Ghost Buildings

On the 2-hour bus ride from my home to the Peace Corps office are many sights that have come to symbolize Paraguay in my mind, but the most vivid is a vacant lot it which stands several incomplete apartment buildings. Those buildings don’t have roofs or windows and the walls are unfinished. The brick, mud, and cement skeleton of what might have been the home of generations of families grays with age. The grass grows tall and a sign that probably announced the development project when someone broke ground on the construction is too faded to read.

When I first saw the buildings I thought of a war-zone or a devastating fire. I wondered, “What happened here?” I still don’t know why that complex stands destitute until the rain washes the structures away, but I now know enough about Paraguay to be confident it wasn’t a tragedy that condemned the place. Most likely, the person funding the project ran out of money and walked away. Just as was the case with so many little houses I see scattered about when I travel—some with finished walls, some with partial roofs.

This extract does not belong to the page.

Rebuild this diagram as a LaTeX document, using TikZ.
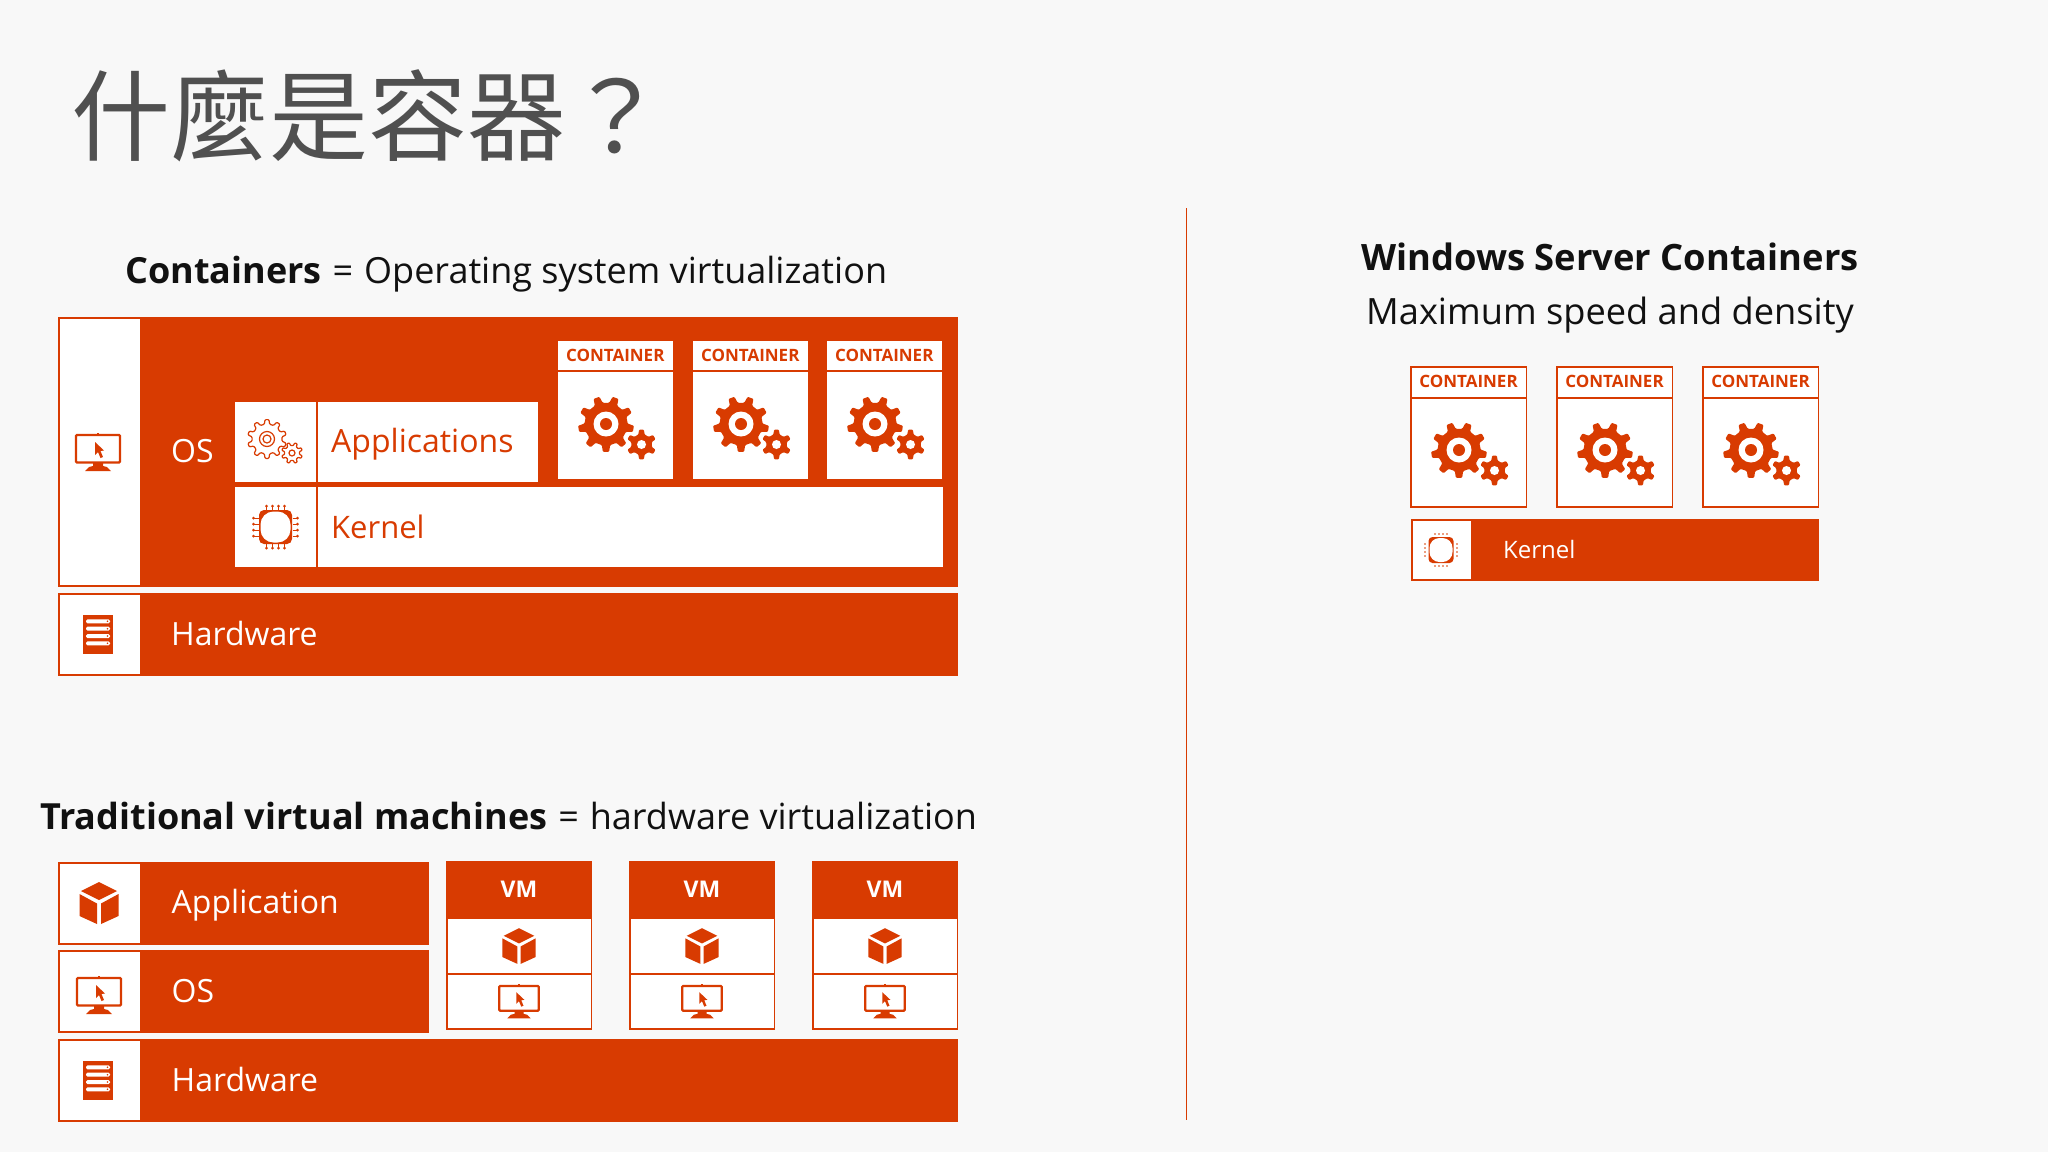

With little access to credit and varying access to good-paying jobs across the country improvement projects and development move slow. Paraguay is a place of dreams. A dreamland where the bridge between reality and aspiration is still being built. Some people are able to paddle across the gap, and some decide to dream on and live as they always have. Paraguay is a land of opportunity, but only the lucky and the determined make it big.